Morocco – On to Sidi Ifni

Typically, the morning I mentioned that we’d had nothing but sunshine and bright blue skies for a month it clouded over.  We were grateful as it ensured that our hike through the canyon was pleasantly cool but the next morning we woke to the patter of rain and a blanket of snow covering the Atlas mountains – I guess it is winter after all!  We decided against cycling the pass through the gorge (as hadn’t brought any winter kit with us) as planned, and instead, once the rain stopped, packed up and headed back south in search of warmer weather.  We drove down south to one of the great Southern Oasis routes, known as the Tata circuit, taking us through vast emptiness and the now familiar stony hammada interspersed with magnificent palmeries and oases.  After an overnight stay in Tata, we carried on west back to the coast, and gradually left the desert behind, greenery provided in the form of cacti and prickly pears.

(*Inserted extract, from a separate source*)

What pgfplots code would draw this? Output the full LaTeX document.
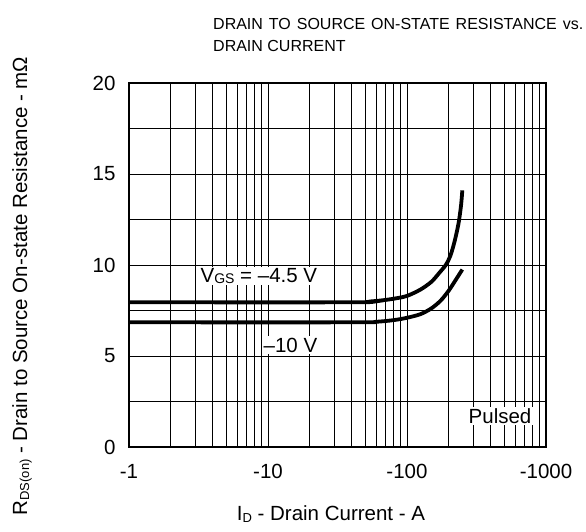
\documentclass[border=0pt]{standalone}
\usepackage{fontspec}
\setmainfont{Liberation Sans}
\usepackage{pgfplots}
\pgfplotsset{compat=1.18}
\begin{document}
\begin{tikzpicture}
\useasboundingbox (-129pt,-85pt) rectangle (457pt,447pt);
\begin{axis}[
  at={(0,0)}, anchor=south west,
  scale only axis, width=417pt, height=364pt,
  xmode=log, xmin=1, xmax=1000, ymin=0, ymax=20,
  xtick={1,10,100,1000}, xticklabels={-1,-10,-100,-1000},
  ytick={0,5,10,15,20},
  minor ytick={2.5,7.5,12.5,17.5},
  grid=both,
  major grid style={black, line width=0.8pt},
  minor grid style={black, line width=0.8pt},
  axis line style={line width=2.6pt},
  major tick length=0pt, minor tick length=0pt,
  tick label style={font=\fontsize{20.5}{22}\selectfont},
  /pgf/number format/assume math mode=true,
  xticklabel style={yshift=-14pt},
  yticklabel style={xshift=-10pt},
  clip=false,
]
\addplot[black, line width=3.8pt, smooth, tension=0.5] coordinates {
(1,7.95) (40,7.95) (55,8.0) (70,8.08) (85,8.18) (100,8.3) (125,8.65) (150,9.08) (170,9.55) (190,10.0) (205,10.5) (220,11.3) (235,12.3) (245,13.3) (250,14.1)
};
\addplot[black, line width=3.8pt, smooth, tension=0.5] coordinates {
(1,6.85) (40,6.85) (60,6.88) (80,6.97) (100,7.1) (125,7.3) (150,7.62) (175,8.05) (200,8.6) (225,9.2) (250,9.75)
};
\node[fill=white, inner sep=1.5pt, font=\fontsize{20.5}{22}\selectfont] at (axis cs:8.6,9.4) {V\raisebox{-1pt}{\fontsize{14}{14}\selectfont GS} = –4.5 V};
\node[fill=white, inner sep=1.5pt, font=\fontsize{20.5}{22}\selectfont] at (axis cs:14.5,5.6) {–10 V};
\node[fill=white, inner sep=1.5pt, font=\fontsize{20.5}{22}\selectfont] at (axis cs:467,1.7) {Pulsed};
\end{axis}
\node[anchor=west, inner sep=0pt, font=\fontsize{16}{18}\selectfont] at (84pt,423.5pt) {\makebox[370pt][s]{DRAIN TO SOURCE ON-STATE RESISTANCE vs.}};
\node[anchor=west, inner sep=0pt, font=\fontsize{16}{18}\selectfont] at (84pt,401.5pt) {DRAIN CURRENT};
\node[rotate=90, inner sep=0pt, font=\fontsize{20.5}{22}\selectfont] at (-107pt,161pt) {R\raisebox{-2pt}{\fontsize{13}{13}\selectfont DS(on)} - Drain to Source On-state Resistance - mΩ};
\node[inner sep=0pt, font=\fontsize{20.5}{22}\selectfont] at (202pt,-67pt) {I\raisebox{-2pt}{\fontsize{13}{13}\selectfont D} - Drain Current - A};
\end{tikzpicture}
\end{document}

At last we saw the ocean once again and headed to the art deco town Sidi Ifni.  The town was a Spanish enclave until 1969 and is now a laid back place filled with white and blue fading art deco buildings.  Unfortunately the campsite wasn’t great and the sea rather uninviting with huge crashing waves, so we decided to stay just one night.  We soaked up the atmosphere, enjoying the architecture and the coffee bars.

We decided to head on back to the mountains, the Anti Atlas this time, stopping at Legzira beach for a morning walk amongst sea-worn rocky archways and Atlantic sea mist.  The road up in to the Anti Atlas is quite breathtaking; initially quite flat, with the bright green of prickly pears covering rolling hills and then climbing to a steep pass with rocky outcrops and less and less vegetation.

One thought on “Morocco – On to Sidi Ifni

  1. There was a film called “Baghdad Cafe” which had a similarly god-forsaken set! But there must be a western – not a “spaghetti western”, rather a “tagine western” with such a back-of-beyond set! Love from a now sunny Venezia, M and T.